Dispõe o Estatuto em seu artigo 33,
parágrafo 3º, que a guarda confere a criança ou adolescente a condição
de dependente, para todos os fins e efeitos de direito, inclusive
previdenciários.
A tutela por sua vez implica necessariamente o
dever de guarda, nos termos do artigo 36, parágrafo único, logo presente
também a condição de dependência inclusive a previdenciária.
A
interpretação justa, diante da teoria da proteção integral, é que para
efeito de dependência, inclusive a previdenciária, os menores sob tutela
ou sob guarda, recebem o mesmo tratamento do filho. Não há dúvida em
relação a isto.
Então, forçoso concluir que, menores nestas
condições podem e até devem, pela responsabilidade do guardião ou tutor,
serem habilitados na previdência social pública.
Entretanto,
decisões do Superior Tribunal de Justiça tem prestigiado a interpretação
pela especialidade para afastar a teoria da proteção integral que
emerge da Constituição Federal.
Temos o que segue.
“ ... 3. A
Terceira Seção desta Corte tem entendimento pacificado no sentido de
que, no caso de menor sob guarda, norma previdenciária de natureza
especifica deve prevalecer sobre o disposto no art.33, §3º, do Estatuto
da Criança e do Adolescente...” (ROMS nª22.704,6ª Turma, Rel. Min. Maria
Thereza de Assis Moura, DJE 02/08/10).
“ ... Diante desse
conflito aparente de normas, o critério que melhor soluciona a
controvérsia em exame é o da especialidade, ou seja, o diploma de
regência do sistema de benefícios previdenciários, de caráter especial,
deve prevalecer sobre o Estatuto da Criança e do Adolescente, este de
caráter geral no confronto com aquele sobre o tema controvertido.”(
ERESP nº696299,3ªSeção,Rel.Min.Paulo Galloti, DJE 04/08/09).
Isto significa que se órgão previdenciário não permitir a inclusão de
menores sob guarda ou tutela na condição de dependentes, estas pessoas
ficarão sem qualquer amparo previdenciário.
Também, se o órgão
previdenciário exigir o pagamento de mensalidade para que a inscrição na
qualidade de dependente seja deferida, o pagamento deve ser realizado.

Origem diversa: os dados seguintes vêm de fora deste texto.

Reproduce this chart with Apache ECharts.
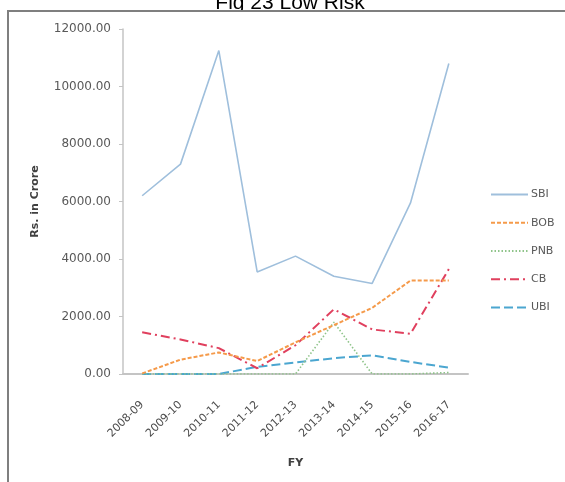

Em suma, o Poder Judiciário pôs de lado o direito de dependência
previdenciária prevista pelo Estatuto, com fundamento na teoria
protetiva, prestigiando uma regra de interpretação.
Por uma questão
ética tenho que afirmar que participei de um julgamento do Tribunal de
Justiça de São Paulo, que mesmo discordando, vi-me na situação de
acompanhar o voto condutor, isto porque escorado nas diretrizes do
Superior Tribunal de Justiça, que não se limitam às mencionadas nas
linhas anteriores.
Concluindo, na resolução da presente questão, temos o seguinte:
A solução de um conflito aparente de normas pela aplicação da regra da
especialidade (lei previdenciária) em desprestigio a uma regra de
caráter geral (Estatuto da Criança e do Adolescente) se sobrepõe a uma
doutrina ou teoria (teoria da proteção integral) prevista no artigo 1º
do Estatuto, que emerge do comando constitucional previsto no artigo 227
da Constituição Federal.
O modo eleito para interpretação, com o
fim de descobrir qual norma legal a ser aplicada, qual seja a norma
especial prevalece sobre a geral é correto, entretanto data maxima venia
, no caso concreto estamos tratando de pessoas em desenvolvimento, que
por ordem constitucional exigem um tratamento diferenciado, isto é, com
prioridade e sempre protetivo.
A interpretação que está sendo dada
nos parece que afasta a dignidade da criança e do adolescente sob guarda
ou tutela, porque pode causar situação de total desamparo.
Assim,
ganham os órgãos previdenciários, ganha a administração pública, ganha o
governo, no entanto perdem crianças e adolescentes.
Jeferson
Moreira de Carvalho é desembargador do Tribunal de Justiça de São Paulo,
professor da Escola Judiciária Eleitoral Paulista e coordenador da Área
de Direito Eleitoral da Escola Paulista da Magistratura.